Friday, December 07, 2012

Snapshots

The mornings are of purple skies streaked with deep crimson. It smells of cinnamon and coffee. And of course, of love. One wants likes to think that being whimsical is what one does best. It is when one is happiest.

Then he came along. And suddenly there was chaos. She could not think what was it about him that confused her so much. Feet. His feet. First time she told him that feet are the first thing about a person that attract her, he said it was very wise. "Clean feet are the basic sign of hygiene. If a person cares enough to keep his feet clean and stink-free, you can live with that person." She had sighed an exasperated sigh then. Trust him to take the romance out of everything.

She looked at him now, searching for his glasses that were on top of his head. Wondering how he is going to live with his absentmindedness, she reached up to pull down his glasses to his nose. He smiled, that amused, indulgent smile of his. She grinned back. It was going to be quite a morning.

Tuesday, August 07, 2012

Cost of Independence...and its Worth

I am often told, by well meaning friends, that I am a Grown-up now. That somehow, this business of being a Grown-up implies that I can, and should be able to make my own decisions. I am sure, I often say this, well-meaningly, to my friends as well. But of late, and only of late, I've begun to wonder what a sham that really is.

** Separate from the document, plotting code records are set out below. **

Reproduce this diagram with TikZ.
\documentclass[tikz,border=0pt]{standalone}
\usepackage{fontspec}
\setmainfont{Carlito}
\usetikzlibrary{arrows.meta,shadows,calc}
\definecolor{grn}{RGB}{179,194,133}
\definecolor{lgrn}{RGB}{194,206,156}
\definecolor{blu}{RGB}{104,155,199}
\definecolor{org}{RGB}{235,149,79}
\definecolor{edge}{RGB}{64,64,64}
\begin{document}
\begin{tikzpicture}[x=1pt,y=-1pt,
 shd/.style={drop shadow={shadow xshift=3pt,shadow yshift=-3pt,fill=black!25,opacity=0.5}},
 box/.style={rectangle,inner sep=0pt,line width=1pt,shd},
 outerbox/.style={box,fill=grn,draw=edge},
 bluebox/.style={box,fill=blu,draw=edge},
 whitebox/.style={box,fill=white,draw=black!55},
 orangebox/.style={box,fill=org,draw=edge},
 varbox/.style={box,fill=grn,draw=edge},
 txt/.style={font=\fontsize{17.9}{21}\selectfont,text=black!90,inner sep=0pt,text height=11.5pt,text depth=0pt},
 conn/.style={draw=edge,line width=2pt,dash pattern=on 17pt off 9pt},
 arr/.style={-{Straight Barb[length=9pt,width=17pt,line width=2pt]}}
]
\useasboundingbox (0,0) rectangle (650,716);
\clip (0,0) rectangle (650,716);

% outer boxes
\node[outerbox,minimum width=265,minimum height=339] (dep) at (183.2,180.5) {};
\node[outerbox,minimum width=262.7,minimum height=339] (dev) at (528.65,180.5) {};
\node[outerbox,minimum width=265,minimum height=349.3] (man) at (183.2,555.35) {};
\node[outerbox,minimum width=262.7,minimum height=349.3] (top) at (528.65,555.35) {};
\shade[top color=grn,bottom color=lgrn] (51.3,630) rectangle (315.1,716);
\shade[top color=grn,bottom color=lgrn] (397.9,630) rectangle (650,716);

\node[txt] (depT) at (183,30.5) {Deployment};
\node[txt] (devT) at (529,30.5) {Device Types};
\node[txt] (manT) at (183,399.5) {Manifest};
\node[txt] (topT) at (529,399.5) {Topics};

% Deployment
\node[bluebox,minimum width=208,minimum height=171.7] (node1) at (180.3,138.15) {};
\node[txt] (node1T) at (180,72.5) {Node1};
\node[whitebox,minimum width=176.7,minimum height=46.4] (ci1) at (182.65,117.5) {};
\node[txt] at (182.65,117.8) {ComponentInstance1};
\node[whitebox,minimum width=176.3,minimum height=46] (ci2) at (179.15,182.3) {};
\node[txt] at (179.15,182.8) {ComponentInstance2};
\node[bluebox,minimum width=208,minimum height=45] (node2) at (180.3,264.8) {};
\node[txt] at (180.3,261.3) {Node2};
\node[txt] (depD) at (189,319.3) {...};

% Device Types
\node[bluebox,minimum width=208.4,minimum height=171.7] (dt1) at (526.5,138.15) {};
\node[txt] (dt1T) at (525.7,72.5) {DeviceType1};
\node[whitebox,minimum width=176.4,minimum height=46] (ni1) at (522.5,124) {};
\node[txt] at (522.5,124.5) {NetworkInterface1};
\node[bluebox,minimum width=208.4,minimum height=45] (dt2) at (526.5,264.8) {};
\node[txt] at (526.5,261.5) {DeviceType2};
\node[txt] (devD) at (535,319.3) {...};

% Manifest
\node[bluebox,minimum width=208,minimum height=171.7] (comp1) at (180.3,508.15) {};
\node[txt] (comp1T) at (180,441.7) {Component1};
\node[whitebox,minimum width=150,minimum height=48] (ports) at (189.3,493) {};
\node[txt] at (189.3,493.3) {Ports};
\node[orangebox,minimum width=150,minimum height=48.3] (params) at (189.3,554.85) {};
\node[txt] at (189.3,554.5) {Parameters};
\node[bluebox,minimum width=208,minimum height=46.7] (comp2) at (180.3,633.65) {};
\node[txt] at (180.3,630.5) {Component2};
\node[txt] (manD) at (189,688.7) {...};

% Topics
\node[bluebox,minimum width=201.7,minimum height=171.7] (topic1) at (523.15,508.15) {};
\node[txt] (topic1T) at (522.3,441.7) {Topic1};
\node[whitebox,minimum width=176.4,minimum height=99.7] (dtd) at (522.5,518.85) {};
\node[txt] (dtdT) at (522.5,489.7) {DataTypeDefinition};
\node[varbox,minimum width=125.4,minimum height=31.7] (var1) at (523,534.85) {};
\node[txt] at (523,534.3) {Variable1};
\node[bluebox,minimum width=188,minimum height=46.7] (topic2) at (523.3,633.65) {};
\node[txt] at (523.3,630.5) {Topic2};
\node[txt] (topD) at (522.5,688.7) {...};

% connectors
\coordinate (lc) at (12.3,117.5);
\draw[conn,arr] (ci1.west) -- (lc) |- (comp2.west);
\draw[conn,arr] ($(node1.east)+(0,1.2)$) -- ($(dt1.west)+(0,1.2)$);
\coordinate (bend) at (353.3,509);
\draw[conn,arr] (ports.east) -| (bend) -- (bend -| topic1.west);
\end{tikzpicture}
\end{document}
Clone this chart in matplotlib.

Being a Grown-up, does not mean a thing. Or perhaps, it means too many things, and not one of us can quite put our finger on an exact, enclosed in angular brackets, sort of definition. Which probably is why we walk around, all of us, with these myriad ideas of what our role as a Grown-up in Modern India should really entail. Traditionally, of course, things were probably much simply designed. I say probably, because I have no real experience having lived in these "traditional, more organised times", and as such, I can only venture what I can, at best, call an optimistic guess. Optimistic, for the thought that, if present times are such a mess, the times before and the times to come must offer a clearer perspective, a neater thinking to things. I may be entirely wrong, of course, but I am rather hoping that I am not.

So, my problem with the present state of affairs is this--we are still a culture which places an enormous emphasis on the family unit--and the family unit, where the parent/parent figures make most of our decisions for us. All keeping the child's best interest at heart of course. And I say this, without sarcasm, condescension or judgement. Neither is this my problem, really, it is merely one of the parameters that define my problem. My problem then, is this change that some of us have perhaps willingly, and perhaps unknowingly, entered into. The change, from being our parents' children to independent, but unattached adults. We, who sort of, kind of, "move out" of our homes, either to study or to work, and then a few years, or if we are lucky, months, later, learn that we are now independent. We can now make decisions, where previously, we would have sought permission. We find that we are responsible for finding (and funding) our own food, rent and bills, and by that extension, we can also decide what we wear, where we go, when we go, and who we go with (or without, for the matter). But then, the problem arises, when we realise that no one remembered to send this whole we-the-independent memo to our parents. Who still are under the impression that they make the decisions in their child's lives, just as their parents made theirs. You can clearly imagine the possible conflicts of interests. And when the said conflicts of interests do arise, the best anyone can do, is fumble and feel their way through the dark. Hence the several make-shift arrangements. "I drink, but please don't tell my parents." "I can never wear these shorts at home, but they are okay for here." "My mother still thinks my roommate's a girl." "Don't you dare put the pics of Saturday night on FB, I have family on my list!"

This, this, is the reason why we have been fighting for the same things since the last 50 years--more independence. And it does not help that all of us have friends who have parents who are more progressive than ours, and friends who have parents who are more conservative that ours. So on one hand, I have friends whose parents sit with her and drink, and on the other hand, I have parents who wont even let her pick the clothes to wear. So we are constantly off the mark while judging our own parents' progressiveness (or should I be saying permissiveness, really?). Which is probably why I was shocked when at 18, my parents let me move out of a convent hostel and into an apartment in an area they had not even been to, with 3 girls they had barely met and I knew for less than 6 months myself. And probably why I am shocked now at almost 27, and having survived 'independently' 4 jobs, 2 different cities, 3 different houses and more threatening-to-be-life-changing crisis than I care to even tell them, my folks won't let me take up an apartment on my own. So when my friends tell me I am a grown up, I am not even sure what that even means.

Am I looking for an answer here? I am not sure myself. I am just asking the question, and hoping that would take me somewhere. Answers, are after all, just collateral damage, are they not?